E’ la stessa signora Chiara a raccontarlo. «E’ iniziato tutto per caso. Avevamo comprato le tempere per bambini non tossiche per il fratello di ‘Mele’, Giovanni, che ha 5 anni e non ha nessun problema. Ma da buoni genitori che non fanno disparità abbiamo portato una tela a disposizione di ‘Mele’ per vedere quale era la sua reazione. Al contrario del fratello ‘Mele’ ha dimostrato un eccezionale interesse. Lui con i gesti che può fare mi indica la tela tra quelle di varie dimensioni che gli presento davanti.
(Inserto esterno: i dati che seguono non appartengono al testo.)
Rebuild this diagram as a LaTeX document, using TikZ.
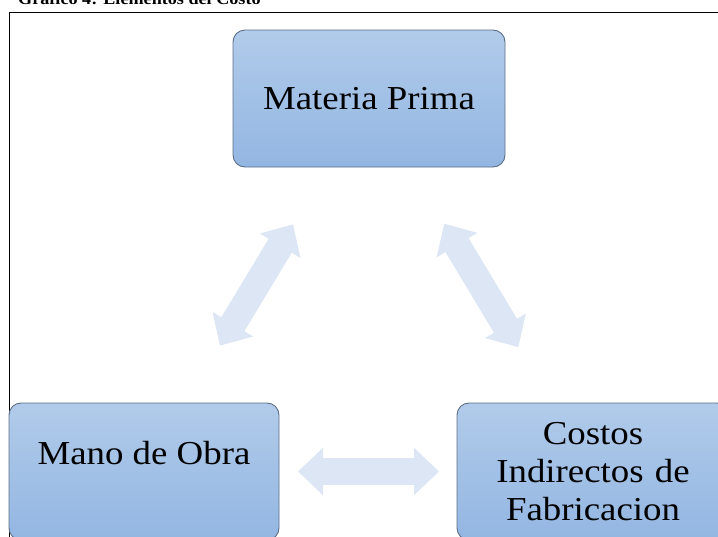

Da solo non sarebbe in grado di dipingere e neanche di sopravvivere se non dipendesse da altri. Ma è lui che sceglie i colori, la dimensione dei pennelli, indicandomi con gli occhi e con piccolissimi gesti, oltre che con suoni che io e gli altri debbono comprendere e assecondare».

 

Poi realizza i quadri preferibilmente da sdraiato. Continuamente Emanuele dà istruzioni al suo interlocutore su dove vuole il colore (sulle sue mani o sulla tela) e deve essere sostenuto anche quando usa il pennello. «Dipingere — spiegano i genitori — è per lui più che parlare, il suo unico modo di raccontarsi». I suoi dipinti parlano di quotidianità: la casa, il giardino, gli eventi piccoli che diventano grandi esperienze della vita. Sembra che pasticci ma quando si guarda il quadro finito si resta sbalorditi per gli azzeccati accostamenti cromatici e l’intenzionalità descrittiva. «Sembra che qualcuno da lassù lo guidi» dicono i genitori. «Un evento mirabile e raro» chiosa il critico d’arte Enrico Dei. Una lezione da un bimbo sfortunato che deve far riflettere.